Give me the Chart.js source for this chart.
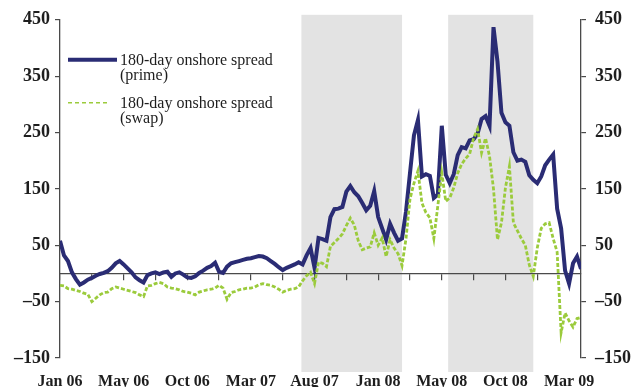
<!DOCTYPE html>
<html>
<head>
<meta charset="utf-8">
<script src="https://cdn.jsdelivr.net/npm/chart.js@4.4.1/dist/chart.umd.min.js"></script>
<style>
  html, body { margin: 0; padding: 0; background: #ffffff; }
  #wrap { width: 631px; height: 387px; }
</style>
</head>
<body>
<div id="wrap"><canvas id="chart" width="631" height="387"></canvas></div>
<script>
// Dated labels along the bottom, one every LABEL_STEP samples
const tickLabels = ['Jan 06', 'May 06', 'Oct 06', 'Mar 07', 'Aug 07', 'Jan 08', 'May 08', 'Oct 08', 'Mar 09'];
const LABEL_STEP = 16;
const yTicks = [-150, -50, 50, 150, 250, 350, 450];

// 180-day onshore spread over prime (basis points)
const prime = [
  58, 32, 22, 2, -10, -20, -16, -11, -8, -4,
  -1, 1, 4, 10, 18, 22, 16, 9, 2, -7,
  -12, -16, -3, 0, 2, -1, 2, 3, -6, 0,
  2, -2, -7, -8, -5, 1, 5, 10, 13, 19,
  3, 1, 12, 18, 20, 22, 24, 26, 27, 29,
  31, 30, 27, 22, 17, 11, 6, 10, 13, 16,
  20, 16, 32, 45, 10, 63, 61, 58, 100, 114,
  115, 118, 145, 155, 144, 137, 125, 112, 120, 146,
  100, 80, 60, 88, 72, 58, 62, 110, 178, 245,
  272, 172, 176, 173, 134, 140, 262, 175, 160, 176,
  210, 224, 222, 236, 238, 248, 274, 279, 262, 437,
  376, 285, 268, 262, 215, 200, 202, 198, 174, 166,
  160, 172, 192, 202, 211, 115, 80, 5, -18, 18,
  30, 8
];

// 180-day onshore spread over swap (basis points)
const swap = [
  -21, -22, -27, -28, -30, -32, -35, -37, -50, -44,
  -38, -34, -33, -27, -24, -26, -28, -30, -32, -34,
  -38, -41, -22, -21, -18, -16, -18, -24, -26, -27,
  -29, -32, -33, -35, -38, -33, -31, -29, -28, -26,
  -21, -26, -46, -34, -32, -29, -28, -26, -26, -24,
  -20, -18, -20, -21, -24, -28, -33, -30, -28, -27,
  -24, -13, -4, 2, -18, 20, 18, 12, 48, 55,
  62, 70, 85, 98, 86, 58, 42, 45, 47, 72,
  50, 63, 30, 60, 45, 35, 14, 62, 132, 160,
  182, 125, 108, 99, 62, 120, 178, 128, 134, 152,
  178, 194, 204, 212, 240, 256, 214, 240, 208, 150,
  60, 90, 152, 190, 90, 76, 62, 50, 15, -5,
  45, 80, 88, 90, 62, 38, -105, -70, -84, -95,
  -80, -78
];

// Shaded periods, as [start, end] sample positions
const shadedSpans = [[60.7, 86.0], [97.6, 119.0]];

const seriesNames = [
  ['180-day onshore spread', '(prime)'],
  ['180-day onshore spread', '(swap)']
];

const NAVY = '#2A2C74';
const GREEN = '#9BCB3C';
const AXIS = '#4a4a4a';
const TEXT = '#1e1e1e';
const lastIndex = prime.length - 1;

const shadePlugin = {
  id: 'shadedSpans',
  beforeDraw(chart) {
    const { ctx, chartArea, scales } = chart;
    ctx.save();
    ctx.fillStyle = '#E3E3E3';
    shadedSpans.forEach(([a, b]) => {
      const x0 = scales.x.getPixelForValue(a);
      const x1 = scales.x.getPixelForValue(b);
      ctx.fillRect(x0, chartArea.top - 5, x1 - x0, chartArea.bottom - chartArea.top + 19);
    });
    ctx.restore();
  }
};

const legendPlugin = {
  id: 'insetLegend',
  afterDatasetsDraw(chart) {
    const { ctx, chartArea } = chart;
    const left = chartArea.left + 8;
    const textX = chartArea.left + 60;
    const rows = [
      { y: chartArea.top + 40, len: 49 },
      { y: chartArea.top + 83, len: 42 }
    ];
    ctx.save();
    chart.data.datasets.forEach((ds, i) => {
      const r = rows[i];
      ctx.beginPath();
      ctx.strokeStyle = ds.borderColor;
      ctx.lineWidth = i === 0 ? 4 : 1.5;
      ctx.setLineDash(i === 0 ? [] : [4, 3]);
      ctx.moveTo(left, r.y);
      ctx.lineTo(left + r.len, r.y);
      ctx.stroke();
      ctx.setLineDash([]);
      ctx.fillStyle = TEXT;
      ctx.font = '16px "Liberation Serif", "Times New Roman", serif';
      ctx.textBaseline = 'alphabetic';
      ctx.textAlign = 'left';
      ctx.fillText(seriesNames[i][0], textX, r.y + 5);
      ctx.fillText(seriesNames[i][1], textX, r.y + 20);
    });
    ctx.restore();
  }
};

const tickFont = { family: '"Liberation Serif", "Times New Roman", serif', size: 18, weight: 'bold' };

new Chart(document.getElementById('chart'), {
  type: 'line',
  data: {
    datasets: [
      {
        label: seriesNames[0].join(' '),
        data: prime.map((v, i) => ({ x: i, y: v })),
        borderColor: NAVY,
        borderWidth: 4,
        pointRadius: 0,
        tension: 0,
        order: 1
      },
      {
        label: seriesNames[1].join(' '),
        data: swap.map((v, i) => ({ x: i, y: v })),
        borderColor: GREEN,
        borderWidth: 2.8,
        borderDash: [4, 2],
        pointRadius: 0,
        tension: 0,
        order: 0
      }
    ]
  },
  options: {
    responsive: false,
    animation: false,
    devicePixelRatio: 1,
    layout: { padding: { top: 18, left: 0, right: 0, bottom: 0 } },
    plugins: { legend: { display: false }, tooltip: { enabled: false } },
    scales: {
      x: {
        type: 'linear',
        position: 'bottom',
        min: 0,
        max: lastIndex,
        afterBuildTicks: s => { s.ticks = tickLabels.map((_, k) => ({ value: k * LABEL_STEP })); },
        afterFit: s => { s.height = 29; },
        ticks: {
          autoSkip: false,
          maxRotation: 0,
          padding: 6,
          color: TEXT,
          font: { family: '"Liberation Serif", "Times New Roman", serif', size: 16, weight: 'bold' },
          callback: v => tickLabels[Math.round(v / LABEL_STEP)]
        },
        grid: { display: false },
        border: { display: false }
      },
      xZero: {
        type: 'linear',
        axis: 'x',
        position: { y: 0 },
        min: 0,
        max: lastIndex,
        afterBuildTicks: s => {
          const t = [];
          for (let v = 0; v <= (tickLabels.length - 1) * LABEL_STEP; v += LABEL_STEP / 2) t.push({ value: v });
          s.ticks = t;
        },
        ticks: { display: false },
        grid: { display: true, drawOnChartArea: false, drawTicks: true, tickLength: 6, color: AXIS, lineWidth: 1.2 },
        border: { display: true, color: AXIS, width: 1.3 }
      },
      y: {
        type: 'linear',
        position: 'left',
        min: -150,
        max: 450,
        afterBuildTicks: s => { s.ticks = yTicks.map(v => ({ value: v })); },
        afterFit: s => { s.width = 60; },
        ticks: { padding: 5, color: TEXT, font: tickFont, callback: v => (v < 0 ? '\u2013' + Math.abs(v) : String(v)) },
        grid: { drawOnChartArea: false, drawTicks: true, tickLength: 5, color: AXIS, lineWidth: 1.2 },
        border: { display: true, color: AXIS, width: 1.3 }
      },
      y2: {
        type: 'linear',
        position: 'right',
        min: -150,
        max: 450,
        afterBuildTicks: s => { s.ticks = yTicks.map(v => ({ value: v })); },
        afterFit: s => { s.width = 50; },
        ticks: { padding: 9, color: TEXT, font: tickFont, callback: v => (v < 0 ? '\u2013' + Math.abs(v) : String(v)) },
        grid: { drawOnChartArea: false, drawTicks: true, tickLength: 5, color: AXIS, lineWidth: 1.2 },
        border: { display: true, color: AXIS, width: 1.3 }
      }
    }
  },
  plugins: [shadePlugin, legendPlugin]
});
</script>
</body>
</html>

───

_Required task_
Leave the pictures out and please restate exactly the lines running from the start of the material through the one with "const yTicks = [-150, -50, 50, 150, 250, 350, 450];".

_Exercise response_
Give me the Chart.js source for this chart.
<!DOCTYPE html>
<html>
<head>
<meta charset="utf-8">
<script src="https://cdn.jsdelivr.net/npm/chart.js@4.4.1/dist/chart.umd.min.js"></script>
<style>
  html, body { margin: 0; padding: 0; background: #ffffff; }
  #wrap { width: 631px; height: 387px; }
</style>
</head>
<body>
<div id="wrap"><canvas id="chart" width="631" height="387"></canvas></div>
<script>
// Dated labels along the bottom, one every LABEL_STEP samples
const tickLabels = ['Jan 06', 'May 06', 'Oct 06', 'Mar 07', 'Aug 07', 'Jan 08', 'May 08', 'Oct 08', 'Mar 09'];
const LABEL_STEP = 16;
const yTicks = [-150, -50, 50, 150, 250, 350, 450];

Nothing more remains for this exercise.